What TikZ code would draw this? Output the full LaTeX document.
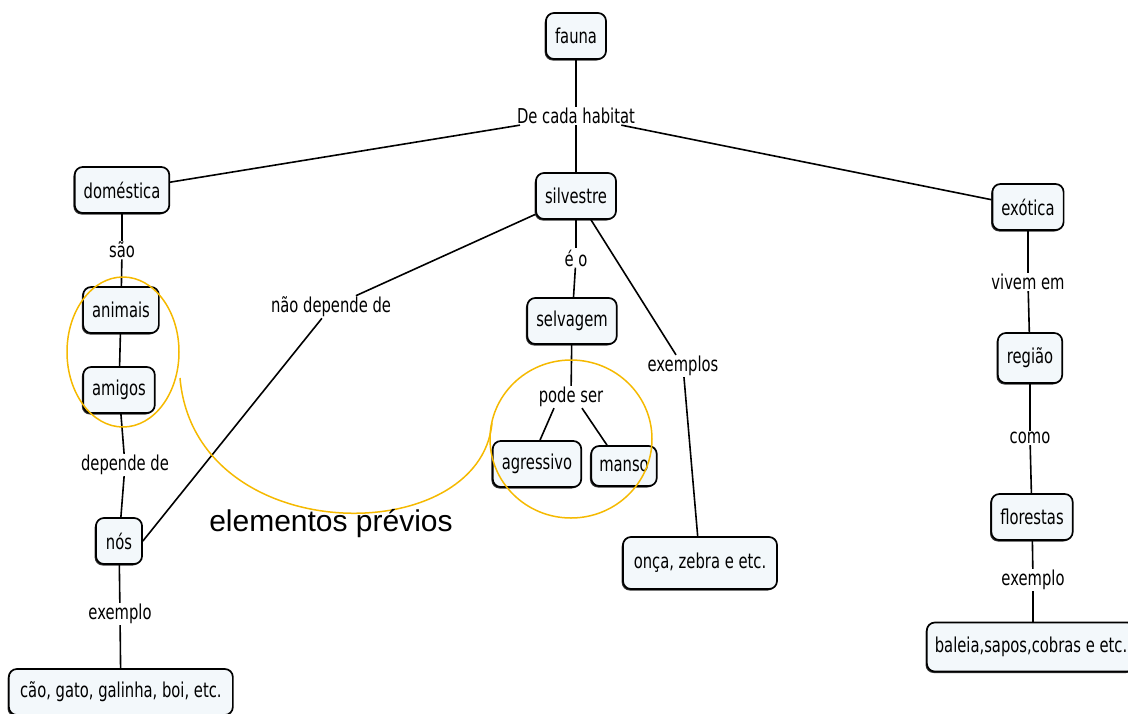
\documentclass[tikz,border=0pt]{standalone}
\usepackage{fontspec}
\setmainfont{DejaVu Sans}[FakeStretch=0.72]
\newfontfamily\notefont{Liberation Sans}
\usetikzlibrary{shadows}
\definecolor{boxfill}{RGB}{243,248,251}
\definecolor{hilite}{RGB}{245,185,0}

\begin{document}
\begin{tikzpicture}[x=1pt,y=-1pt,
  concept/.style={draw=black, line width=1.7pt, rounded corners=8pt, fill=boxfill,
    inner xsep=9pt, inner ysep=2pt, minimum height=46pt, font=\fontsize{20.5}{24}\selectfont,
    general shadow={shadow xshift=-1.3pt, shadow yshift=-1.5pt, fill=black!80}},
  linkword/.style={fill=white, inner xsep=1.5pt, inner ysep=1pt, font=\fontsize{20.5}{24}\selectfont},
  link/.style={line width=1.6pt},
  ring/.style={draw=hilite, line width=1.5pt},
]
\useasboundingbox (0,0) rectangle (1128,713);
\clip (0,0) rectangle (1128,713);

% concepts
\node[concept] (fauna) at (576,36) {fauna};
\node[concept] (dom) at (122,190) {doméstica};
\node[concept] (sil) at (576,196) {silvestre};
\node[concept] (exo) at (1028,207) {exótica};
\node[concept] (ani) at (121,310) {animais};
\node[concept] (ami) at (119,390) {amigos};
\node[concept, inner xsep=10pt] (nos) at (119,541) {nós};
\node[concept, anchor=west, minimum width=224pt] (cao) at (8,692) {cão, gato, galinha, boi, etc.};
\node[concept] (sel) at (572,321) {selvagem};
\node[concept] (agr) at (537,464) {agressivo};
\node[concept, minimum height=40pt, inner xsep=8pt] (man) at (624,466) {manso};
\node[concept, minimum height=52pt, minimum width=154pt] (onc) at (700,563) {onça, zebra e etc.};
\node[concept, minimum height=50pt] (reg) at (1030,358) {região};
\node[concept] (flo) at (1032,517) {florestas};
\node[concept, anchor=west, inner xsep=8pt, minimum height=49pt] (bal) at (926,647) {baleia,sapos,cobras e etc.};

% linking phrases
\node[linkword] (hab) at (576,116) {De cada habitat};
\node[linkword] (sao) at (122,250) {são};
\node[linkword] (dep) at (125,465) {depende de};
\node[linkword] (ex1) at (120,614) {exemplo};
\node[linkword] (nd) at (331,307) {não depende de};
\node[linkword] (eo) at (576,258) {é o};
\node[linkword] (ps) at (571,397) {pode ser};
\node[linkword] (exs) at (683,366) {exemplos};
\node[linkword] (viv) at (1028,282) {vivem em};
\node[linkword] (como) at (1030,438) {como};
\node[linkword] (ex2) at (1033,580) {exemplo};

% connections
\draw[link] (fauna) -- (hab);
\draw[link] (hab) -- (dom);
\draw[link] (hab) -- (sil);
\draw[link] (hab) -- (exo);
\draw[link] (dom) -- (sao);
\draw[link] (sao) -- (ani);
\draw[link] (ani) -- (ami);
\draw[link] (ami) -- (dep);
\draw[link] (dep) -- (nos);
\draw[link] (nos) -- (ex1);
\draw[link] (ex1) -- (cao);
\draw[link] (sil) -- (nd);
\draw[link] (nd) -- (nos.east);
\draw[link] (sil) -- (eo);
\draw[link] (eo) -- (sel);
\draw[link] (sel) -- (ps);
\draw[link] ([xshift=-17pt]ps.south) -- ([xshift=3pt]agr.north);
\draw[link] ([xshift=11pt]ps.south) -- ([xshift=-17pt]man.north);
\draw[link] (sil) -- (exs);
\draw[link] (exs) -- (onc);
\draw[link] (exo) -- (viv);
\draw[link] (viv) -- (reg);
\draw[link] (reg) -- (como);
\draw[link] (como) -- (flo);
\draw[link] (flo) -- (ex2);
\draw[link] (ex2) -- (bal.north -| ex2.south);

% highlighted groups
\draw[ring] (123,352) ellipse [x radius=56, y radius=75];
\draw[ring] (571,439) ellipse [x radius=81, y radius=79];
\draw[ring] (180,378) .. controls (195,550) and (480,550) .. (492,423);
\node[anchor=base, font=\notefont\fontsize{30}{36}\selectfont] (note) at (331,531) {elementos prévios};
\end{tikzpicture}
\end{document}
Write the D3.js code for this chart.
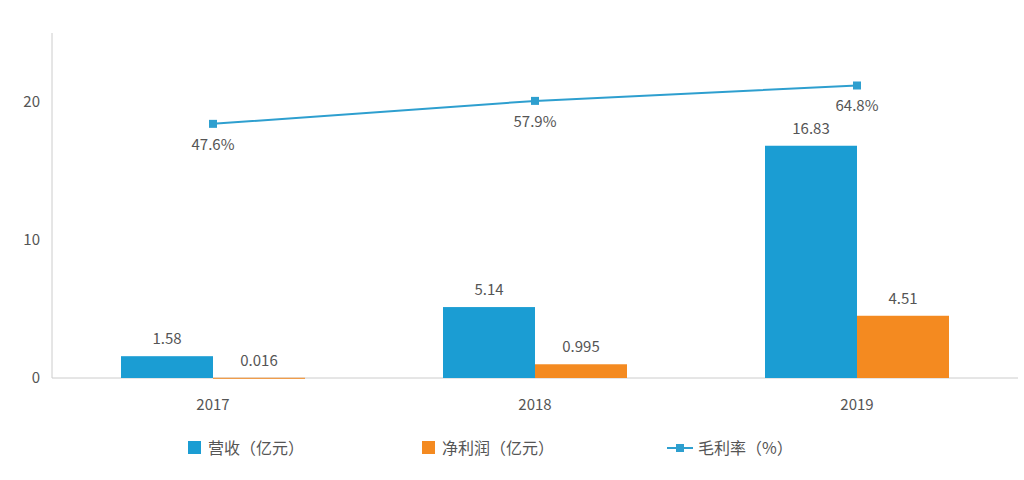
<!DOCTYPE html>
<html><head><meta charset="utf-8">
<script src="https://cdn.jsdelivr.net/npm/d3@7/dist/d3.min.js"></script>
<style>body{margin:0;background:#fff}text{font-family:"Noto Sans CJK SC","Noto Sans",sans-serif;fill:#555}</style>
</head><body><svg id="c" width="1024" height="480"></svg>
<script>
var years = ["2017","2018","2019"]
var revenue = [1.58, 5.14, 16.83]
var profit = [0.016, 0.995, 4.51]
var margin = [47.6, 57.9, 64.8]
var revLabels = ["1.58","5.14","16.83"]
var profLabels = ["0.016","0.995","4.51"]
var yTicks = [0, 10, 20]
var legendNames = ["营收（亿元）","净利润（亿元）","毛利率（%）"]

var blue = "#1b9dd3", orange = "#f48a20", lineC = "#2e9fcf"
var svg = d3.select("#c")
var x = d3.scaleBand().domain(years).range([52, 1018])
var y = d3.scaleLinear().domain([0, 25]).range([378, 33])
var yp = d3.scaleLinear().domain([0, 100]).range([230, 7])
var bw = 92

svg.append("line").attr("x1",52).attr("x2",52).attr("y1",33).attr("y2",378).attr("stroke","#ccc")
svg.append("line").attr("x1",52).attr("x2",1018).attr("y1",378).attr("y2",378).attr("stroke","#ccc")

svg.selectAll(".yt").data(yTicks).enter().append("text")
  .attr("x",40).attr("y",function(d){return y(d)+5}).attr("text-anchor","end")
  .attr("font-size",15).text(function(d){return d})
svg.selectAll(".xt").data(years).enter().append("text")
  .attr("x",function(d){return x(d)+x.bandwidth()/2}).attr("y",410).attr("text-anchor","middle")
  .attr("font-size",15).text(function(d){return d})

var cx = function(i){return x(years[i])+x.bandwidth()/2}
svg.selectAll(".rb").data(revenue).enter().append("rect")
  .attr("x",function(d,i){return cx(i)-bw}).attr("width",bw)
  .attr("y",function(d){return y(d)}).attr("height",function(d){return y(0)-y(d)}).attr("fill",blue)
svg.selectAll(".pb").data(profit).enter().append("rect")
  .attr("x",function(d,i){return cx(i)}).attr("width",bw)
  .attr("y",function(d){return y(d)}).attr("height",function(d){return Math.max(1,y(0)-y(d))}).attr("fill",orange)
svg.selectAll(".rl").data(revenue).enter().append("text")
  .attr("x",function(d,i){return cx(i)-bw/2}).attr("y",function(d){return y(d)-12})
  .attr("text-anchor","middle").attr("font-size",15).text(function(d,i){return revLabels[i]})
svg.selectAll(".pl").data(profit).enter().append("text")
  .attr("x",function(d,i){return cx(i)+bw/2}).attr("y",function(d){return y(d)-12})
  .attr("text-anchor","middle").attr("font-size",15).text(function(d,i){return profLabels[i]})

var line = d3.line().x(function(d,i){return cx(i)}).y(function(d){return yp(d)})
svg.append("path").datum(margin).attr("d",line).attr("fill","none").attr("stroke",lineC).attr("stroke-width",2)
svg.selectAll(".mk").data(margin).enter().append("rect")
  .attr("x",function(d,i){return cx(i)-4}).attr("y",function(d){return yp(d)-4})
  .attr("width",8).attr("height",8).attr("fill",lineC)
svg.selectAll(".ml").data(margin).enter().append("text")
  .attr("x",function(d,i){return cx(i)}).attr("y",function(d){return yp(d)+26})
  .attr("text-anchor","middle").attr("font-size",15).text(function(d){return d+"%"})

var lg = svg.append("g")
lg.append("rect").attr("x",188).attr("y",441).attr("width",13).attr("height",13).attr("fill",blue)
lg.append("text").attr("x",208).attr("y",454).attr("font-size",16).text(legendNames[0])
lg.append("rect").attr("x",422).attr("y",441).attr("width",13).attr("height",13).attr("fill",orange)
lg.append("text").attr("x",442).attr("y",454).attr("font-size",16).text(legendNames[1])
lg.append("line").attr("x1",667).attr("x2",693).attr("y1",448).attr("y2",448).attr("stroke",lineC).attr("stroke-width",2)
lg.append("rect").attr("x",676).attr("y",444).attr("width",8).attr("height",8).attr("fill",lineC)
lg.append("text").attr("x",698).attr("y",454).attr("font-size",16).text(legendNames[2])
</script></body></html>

_TASK TO CARRY OUT_
Identify each line of the material where the word "code" shows up, and copy it.

_SOLVED PROBLEM_
What TikZ code would draw this? Output the full LaTeX document.
Write the D3.js code for this chart.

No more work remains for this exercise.